Which model should you use?
- 80% rule (general users): Any of ChatGPT, Gemini, or Claude will handle common tasks well.
- Power users (top ~20%): Keep experimenting and mix models—capabilities are changing rapidly; use different models for different strengths (speed, style fidelity, research help).
- Practical tip: use models for drafting, brainstorming, fact-checking (then verify), and workflow acceleration. Expect the “best” choice to change over months.
Notable insights & quotes
- “If OpenAI flames out, we’ll be able to identify 15 huge mistakes they made.” — on how fragile a lead can be.
- “Blurry JPEG” metaphor (Ted Chiang revisited): models are getting higher resolution—what used to be approximate outputs are becoming refined and stylistically convincing.
- Cultural divide: “California view” of AI = What can it do? vs “New York view” = What can’t it do?

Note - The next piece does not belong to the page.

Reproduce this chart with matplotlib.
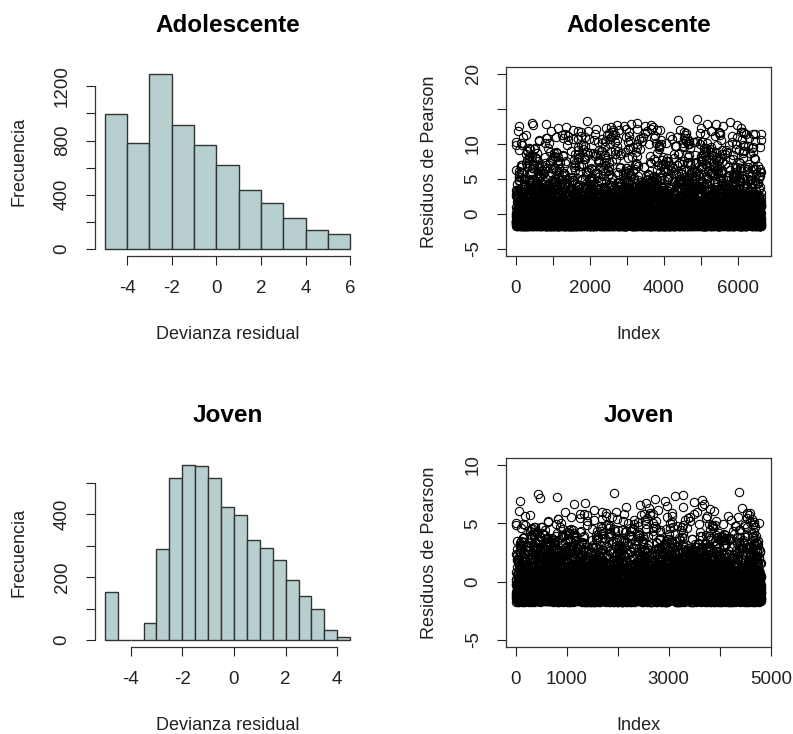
import numpy as np
import matplotlib
matplotlib.use("Agg")
import matplotlib.pyplot as plt

plt.rcParams['font.family'] = ['Liberation Sans', 'DejaVu Sans']
plt.rcParams['axes.unicode_minus'] = False

# histogram of deviance residuals, Adolescente (breaks of width 1)
adol_breaks = np.arange(-5, 7, 1)
adol_counts = [995, 782, 1291, 918, 767, 621, 433, 341, 228, 139, 109]

# histogram of deviance residuals, Joven (breaks of width 0.5)
joven_breaks = np.arange(-5, 5.0, 0.5)
joven_counts = [154, 0, 0, 54, 289, 515, 557, 553, 517, 422, 399, 319,
                293, 256, 190, 139, 99, 33, 11]

# Pearson residuals read as bands: (low, high, number of points)
adol_n = 6620
adol_bands = [(-1.75, -1, 2554), (-1, 0, 1400), (0, 1, 850), (1, 2, 520),
              (2, 3, 340), (3, 4, 230), (4, 5, 160), (5, 6, 120), (6, 7, 100),
              (7, 8, 80), (8, 9, 70), (9, 10, 60), (10, 11, 55), (11, 12, 50),
              (12, 13, 27), (13, 13.6, 4)]
joven_n = 4813
joven_bands = [(-1.75, -1, 1615), (-1, 0, 1200), (0, 1, 800), (1, 2, 480),
               (2, 3, 320), (3, 4, 200), (4, 5, 110), (5, 6, 60), (6, 7, 20),
               (7, 7.7, 8)]

HIST_COLOR = '#b7cfcf'
W, H = 793, 734


def band_values(bands, n):
    vals = np.concatenate([lo + (np.arange(c) + 0.5) / c * (hi - lo)
                           for lo, hi, c in bands])
    # spread the sorted values over the index axis in a scrambled order
    k = np.arange(len(vals), dtype=float)
    key = np.mod(k * k * 0.7548776662 + k * 0.5698402910, 1.0)
    x = np.argsort(key) + 1
    return x, vals


def style_axes(ax):
    ax.tick_params(direction='out', length=6.5, width=0.8, labelsize=13.5,
                   pad=11, colors='#222222')
    for lbl in ax.get_yticklabels():
        lbl.set_rotation(90)
        lbl.set_va('center')


def labels(ax, title, xlabel, ylabel):
    ax.text(0.5, 1 + 42 / 189, title, transform=ax.transAxes, ha='center',
            va='center', fontsize=17.5, fontweight='bold')
    ax.text(0.5, -78 / 189, xlabel, transform=ax.transAxes, ha='center',
            va='center', fontsize=13, color='#222222')
    ax.text(-76 / 265, 0.5, ylabel, transform=ax.transAxes, ha='center',
            va='center', rotation=90, fontsize=13, color='#222222')


def hist_panel(ax, breaks, counts, xticks, yticks, ylabels_every, title):
    ax.bar(breaks[:-1], counts, width=np.diff(breaks), align='edge',
           color=HIST_COLOR, edgecolor='#333333', linewidth=1.0)
    lo, hi = breaks[0], breaks[-1]
    pad = 0.04 * (hi - lo)
    ax.set_xlim(lo - pad, hi + pad)
    top = max(counts)
    ax.set_ylim(-0.04 * top, 1.04 * top)
    ax.set_xticks(xticks)
    ax.set_yticks(yticks)
    ax.set_yticklabels([str(v) if i % ylabels_every == 0 else ''
                        for i, v in enumerate(yticks)])
    for s in ['top', 'right']:
        ax.spines[s].set_visible(False)
    ax.spines['left'].set_bounds(yticks[0], yticks[-1])
    ax.spines['bottom'].set_bounds(xticks[0], xticks[-1])
    for s in ['left', 'bottom']:
        ax.spines[s].set_color('#333333')
        ax.spines[s].set_linewidth(0.9)
    style_axes(ax)
    labels(ax, title, 'Devianza residual', 'Frecuencia')


def scatter_panel(ax, n, bands, ylim, yticks, ylab, xticks, xlab, title):
    x, y = band_values(bands, n)
    ax.plot(x, y, 'o', markerfacecolor='none', markeredgecolor='black',
            markersize=6.0, markeredgewidth=0.8)
    ax.set_xlim(1 - 0.04 * (n - 1), n + 0.04 * (n - 1))
    r = ylim[1] - ylim[0]
    ax.set_ylim(ylim[0] - 0.04 * r, ylim[1] + 0.04 * r)
    ax.set_xticks(xticks)
    ax.set_xticklabels(xlab)
    ax.set_yticks(yticks)
    ax.set_yticklabels(ylab)
    for s in ax.spines.values():
        s.set_color('#333333')
        s.set_linewidth(0.9)
    style_axes(ax)
    labels(ax, title, 'Index', 'Residuos de Pearson')


fig = plt.figure(figsize=(W / 100, H / 100), dpi=100)
fig.patch.set_facecolor('white')

pw, ph = 265 / W, 189 / H
ax1 = fig.add_axes([95 / W, 1 - 256 / H, pw, ph])
ax2 = fig.add_axes([506 / W, 1 - 256 / H, pw, ph])
ax3 = fig.add_axes([95 / W, 1 - 647 / H, pw, ph])
ax4 = fig.add_axes([506 / W, 1 - 647 / H, pw, ph])

hist_panel(ax1, adol_breaks, adol_counts, [-4, -2, 0, 2, 4, 6],
           list(range(0, 1201, 200)), 2, 'Adolescente')
scatter_panel(ax2, adol_n, adol_bands, (-5, 20), [-5, 0, 5, 10, 15, 20],
              ['-5', '0', '5', '10', '', '20'], list(range(0, 6001, 1000)),
              ['0', '', '2000', '', '4000', '', '6000'], 'Adolescente')
hist_panel(ax3, joven_breaks, joven_counts, [-4, -2, 0, 2, 4],
           list(range(0, 501, 100)), 2, 'Joven')
scatter_panel(ax4, joven_n, joven_bands, (-5, 10), [-5, 0, 5, 10],
              ['-5', '0', '5', '10'], list(range(0, 5001, 1000)),
              ['0', '1000', '', '3000', '', '5000'], 'Joven')

fig.savefig('out.png', dpi=100)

Both perspectives matter.
- Rule of thumb: don’t trust AI opinions from people who don’t regularly use the models.
The Hard Fork Review of Slop — examples & lessons
- Buckingham Palace fake Christmas market: AI-generated promotional images drove tourists to a non-existent event—harmless-seeming slop causing real-world confusion.
- AI-generated recipes: traffic drop and harm to food bloggers; AI recipe outputs can be nonsensical and damage creators who tested original recipes.
- Learning With Lyrics: creative use of AI to make educational songs—example of benign/valuable slop.
- Whirlpool/Brazil ad: agency used a TED Talk clip and synthetic voice of a US politician without consent; won Cannes awards then had to return them. Highlights legal, ethical, and reputational risks.
- Bird Game 3: viral, fictional game clips made by AI—satire/entertainment use of slop; may inspire real creations.
Actionable recommendations
- If you rely on AI for work: try multiple models and update your toolkit regularly. Use AI for research, drafting, and iterative workflows but always verify facts.
- For creators & journalists: protect original work (recipes, videos) and monitor AI-driven scraping/remixing—document provenance and consider takedown/legal options.
- For product teams: think about incentives—ad-driven engagement models will shape model behavior; enterprise-focused labs may prioritize robustness and alignment.
- For consumers: be skeptical of sensational AI content (events, ads, “viral games”); look for provenance and corroboration.
Where this is headed
- Short term: rapid iteration—models will keep improving; distribution will decide many market outcomes.
- Medium term: coding/agentic workflows likely to be among the first broadly disrupted categories; other professions will follow more slowly.
- Cultural/ethical front: expect more regulation, litigation, and debates about consent, IP, safety, and the ethics of training/model behavior.